Information shown:
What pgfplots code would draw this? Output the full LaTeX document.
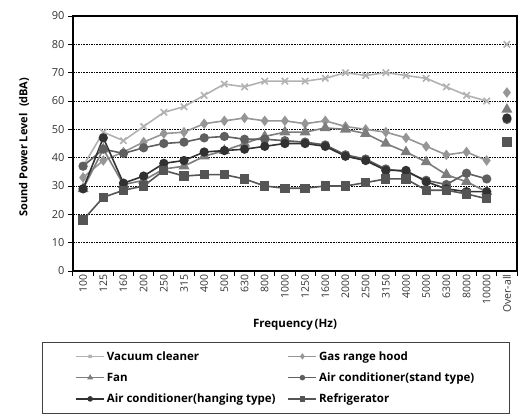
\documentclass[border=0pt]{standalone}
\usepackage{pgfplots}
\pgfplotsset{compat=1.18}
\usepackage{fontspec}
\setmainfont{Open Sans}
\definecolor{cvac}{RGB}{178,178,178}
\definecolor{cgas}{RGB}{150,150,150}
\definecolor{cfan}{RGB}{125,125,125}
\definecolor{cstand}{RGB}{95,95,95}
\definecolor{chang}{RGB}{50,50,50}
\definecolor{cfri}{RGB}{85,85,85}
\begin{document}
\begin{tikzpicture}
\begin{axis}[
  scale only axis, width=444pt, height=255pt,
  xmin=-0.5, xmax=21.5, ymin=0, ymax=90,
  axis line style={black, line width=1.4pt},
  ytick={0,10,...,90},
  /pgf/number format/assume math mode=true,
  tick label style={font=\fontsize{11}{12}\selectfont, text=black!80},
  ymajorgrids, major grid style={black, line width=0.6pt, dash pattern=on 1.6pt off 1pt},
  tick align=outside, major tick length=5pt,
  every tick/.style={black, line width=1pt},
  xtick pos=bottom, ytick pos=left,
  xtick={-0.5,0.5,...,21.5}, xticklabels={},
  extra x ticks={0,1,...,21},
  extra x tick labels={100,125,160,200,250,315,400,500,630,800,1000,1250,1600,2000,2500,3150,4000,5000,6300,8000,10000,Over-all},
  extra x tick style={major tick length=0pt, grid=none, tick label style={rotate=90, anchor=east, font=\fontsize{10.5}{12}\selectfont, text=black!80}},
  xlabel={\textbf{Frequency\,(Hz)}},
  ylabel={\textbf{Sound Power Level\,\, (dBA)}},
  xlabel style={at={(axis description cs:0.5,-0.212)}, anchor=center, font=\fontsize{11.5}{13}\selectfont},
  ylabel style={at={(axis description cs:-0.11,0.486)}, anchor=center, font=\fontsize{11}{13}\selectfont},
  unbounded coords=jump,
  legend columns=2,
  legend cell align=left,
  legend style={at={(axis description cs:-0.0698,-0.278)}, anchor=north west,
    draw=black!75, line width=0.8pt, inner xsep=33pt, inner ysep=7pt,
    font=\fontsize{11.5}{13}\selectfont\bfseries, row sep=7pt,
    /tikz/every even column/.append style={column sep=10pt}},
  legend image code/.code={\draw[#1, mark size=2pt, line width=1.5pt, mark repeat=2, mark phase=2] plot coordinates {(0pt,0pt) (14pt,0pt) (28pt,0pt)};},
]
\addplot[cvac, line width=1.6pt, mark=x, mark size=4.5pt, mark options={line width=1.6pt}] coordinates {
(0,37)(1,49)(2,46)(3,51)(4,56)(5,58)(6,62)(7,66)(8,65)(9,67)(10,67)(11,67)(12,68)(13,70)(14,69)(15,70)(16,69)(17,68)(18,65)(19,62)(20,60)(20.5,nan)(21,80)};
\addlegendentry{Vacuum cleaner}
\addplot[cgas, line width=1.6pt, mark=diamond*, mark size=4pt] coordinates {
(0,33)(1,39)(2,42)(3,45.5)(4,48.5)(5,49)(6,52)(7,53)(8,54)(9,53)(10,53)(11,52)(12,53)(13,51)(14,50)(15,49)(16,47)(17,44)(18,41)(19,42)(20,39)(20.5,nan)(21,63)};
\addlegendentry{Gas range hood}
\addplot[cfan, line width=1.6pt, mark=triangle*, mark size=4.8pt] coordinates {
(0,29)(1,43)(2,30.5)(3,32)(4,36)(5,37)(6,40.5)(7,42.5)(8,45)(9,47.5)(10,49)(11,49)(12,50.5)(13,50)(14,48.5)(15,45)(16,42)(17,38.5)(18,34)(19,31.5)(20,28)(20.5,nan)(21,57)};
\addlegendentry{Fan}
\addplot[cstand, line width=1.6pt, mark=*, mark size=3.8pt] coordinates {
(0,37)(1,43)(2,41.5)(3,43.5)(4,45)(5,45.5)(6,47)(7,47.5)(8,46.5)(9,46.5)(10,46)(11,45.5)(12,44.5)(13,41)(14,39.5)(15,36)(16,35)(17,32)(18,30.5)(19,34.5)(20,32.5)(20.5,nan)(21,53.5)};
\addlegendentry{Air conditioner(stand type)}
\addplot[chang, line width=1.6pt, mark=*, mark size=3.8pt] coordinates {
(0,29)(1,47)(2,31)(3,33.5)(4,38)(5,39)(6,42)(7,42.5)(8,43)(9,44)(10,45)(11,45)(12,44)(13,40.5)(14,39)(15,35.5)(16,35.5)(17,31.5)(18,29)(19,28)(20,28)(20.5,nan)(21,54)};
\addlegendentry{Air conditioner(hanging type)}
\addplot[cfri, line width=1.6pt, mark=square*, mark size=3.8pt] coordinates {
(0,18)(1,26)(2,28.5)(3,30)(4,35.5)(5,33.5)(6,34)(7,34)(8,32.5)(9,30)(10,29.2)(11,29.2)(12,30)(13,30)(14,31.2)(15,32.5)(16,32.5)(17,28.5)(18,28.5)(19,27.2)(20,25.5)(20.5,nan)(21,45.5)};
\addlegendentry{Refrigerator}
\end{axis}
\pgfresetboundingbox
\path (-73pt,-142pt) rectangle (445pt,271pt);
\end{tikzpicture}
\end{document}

Challenge:
Print out the material word for word, omitting the pictures.

Response to the task:
What pgfplots code would draw this? Output the full LaTeX document.
\documentclass[border=0pt]{standalone}
\usepackage{pgfplots}
\pgfplotsset{compat=1.18}
\usepackage{fontspec}
\setmainfont{Open Sans}
\definecolor{cvac}{RGB}{178,178,178}
\definecolor{cgas}{RGB}{150,150,150}
\definecolor{cfan}{RGB}{125,125,125}
\definecolor{cstand}{RGB}{95,95,95}
\definecolor{chang}{RGB}{50,50,50}
\definecolor{cfri}{RGB}{85,85,85}
\begin{document}
\begin{tikzpicture}
\begin{axis}[
  scale only axis, width=444pt, height=255pt,
  xmin=-0.5, xmax=21.5, ymin=0, ymax=90,
  axis line style={black, line width=1.4pt},
  ytick={0,10,...,90},
  /pgf/number format/assume math mode=true,
  tick label style={font=\fontsize{11}{12}\selectfont, text=black!80},
  ymajorgrids, major grid style={black, line width=0.6pt, dash pattern=on 1.6pt off 1pt},
  tick align=outside, major tick length=5pt,
  every tick/.style={black, line width=1pt},
  xtick pos=bottom, ytick pos=left,
  xtick={-0.5,0.5,...,21.5}, xticklabels={},
  extra x ticks={0,1,...,21},
  extra x tick labels={100,125,160,200,250,315,400,500,630,800,1000,1250,1600,2000,2500,3150,4000,5000,6300,8000,10000,Over-all},
  extra x tick style={major tick length=0pt, grid=none, tick label style={rotate=90, anchor=east, font=\fontsize{10.5}{12}\selectfont, text=black!80}},
  xlabel={\textbf{Frequency\,(Hz)}},
  ylabel={\textbf{Sound Power Level\,\, (dBA)}},
  xlabel style={at={(axis description cs:0.5,-0.212)}, anchor=center, font=\fontsize{11.5}{13}\selectfont},
  ylabel style={at={(axis description cs:-0.11,0.486)}, anchor=center, font=\fontsize{11}{13}\selectfont},
  unbounded coords=jump,
  legend columns=2,
  legend cell align=left,
  legend style={at={(axis description cs:-0.0698,-0.278)}, anchor=north west,
    draw=black!75, line width=0.8pt, inner xsep=33pt, inner ysep=7pt,
    font=\fontsize{11.5}{13}\selectfont\bfseries, row sep=7pt,
    /tikz/every even column/.append style={column sep=10pt}},
  legend image code/.code={\draw[#1, mark size=2pt, line width=1.5pt, mark repeat=2, mark phase=2] plot coordinates {(0pt,0pt) (14pt,0pt) (28pt,0pt)};},
]
\addplot[cvac, line width=1.6pt, mark=x, mark size=4.5pt, mark options={line width=1.6pt}] coordinates {
(0,37)(1,49)(2,46)(3,51)(4,56)(5,58)(6,62)(7,66)(8,65)(9,67)(10,67)(11,67)(12,68)(13,70)(14,69)(15,70)(16,69)(17,68)(18,65)(19,62)(20,60)(20.5,nan)(21,80)};
\addlegendentry{Vacuum cleaner}
\addplot[cgas, line width=1.6pt, mark=diamond*, mark size=4pt] coordinates {
(0,33)(1,39)(2,42)(3,45.5)(4,48.5)(5,49)(6,52)(7,53)(8,54)(9,53)(10,53)(11,52)(12,53)(13,51)(14,50)(15,49)(16,47)(17,44)(18,41)(19,42)(20,39)(20.5,nan)(21,63)};
\addlegendentry{Gas range hood}
\addplot[cfan, line width=1.6pt, mark=triangle*, mark size=4.8pt] coordinates {
(0,29)(1,43)(2,30.5)(3,32)(4,36)(5,37)(6,40.5)(7,42.5)(8,45)(9,47.5)(10,49)(11,49)(12,50.5)(13,50)(14,48.5)(15,45)(16,42)(17,38.5)(18,34)(19,31.5)(20,28)(20.5,nan)(21,57)};
\addlegendentry{Fan}
\addplot[cstand, line width=1.6pt, mark=*, mark size=3.8pt] coordinates {
(0,37)(1,43)(2,41.5)(3,43.5)(4,45)(5,45.5)(6,47)(7,47.5)(8,46.5)(9,46.5)(10,46)(11,45.5)(12,44.5)(13,41)(14,39.5)(15,36)(16,35)(17,32)(18,30.5)(19,34.5)(20,32.5)(20.5,nan)(21,53.5)};
\addlegendentry{Air conditioner(stand type)}
\addplot[chang, line width=1.6pt, mark=*, mark size=3.8pt] coordinates {
(0,29)(1,47)(2,31)(3,33.5)(4,38)(5,39)(6,42)(7,42.5)(8,43)(9,44)(10,45)(11,45)(12,44)(13,40.5)(14,39)(15,35.5)(16,35.5)(17,31.5)(18,29)(19,28)(20,28)(20.5,nan)(21,54)};
\addlegendentry{Air conditioner(hanging type)}
\addplot[cfri, line width=1.6pt, mark=square*, mark size=3.8pt] coordinates {
(0,18)(1,26)(2,28.5)(3,30)(4,35.5)(5,33.5)(6,34)(7,34)(8,32.5)(9,30)(10,29.2)(11,29.2)(12,30)(13,30)(14,31.2)(15,32.5)(16,32.5)(17,28.5)(18,28.5)(19,27.2)(20,25.5)(20.5,nan)(21,45.5)};
\addlegendentry{Refrigerator}
\end{axis}
\pgfresetboundingbox
\path (-73pt,-142pt) rectangle (445pt,271pt);
\end{tikzpicture}
\end{document}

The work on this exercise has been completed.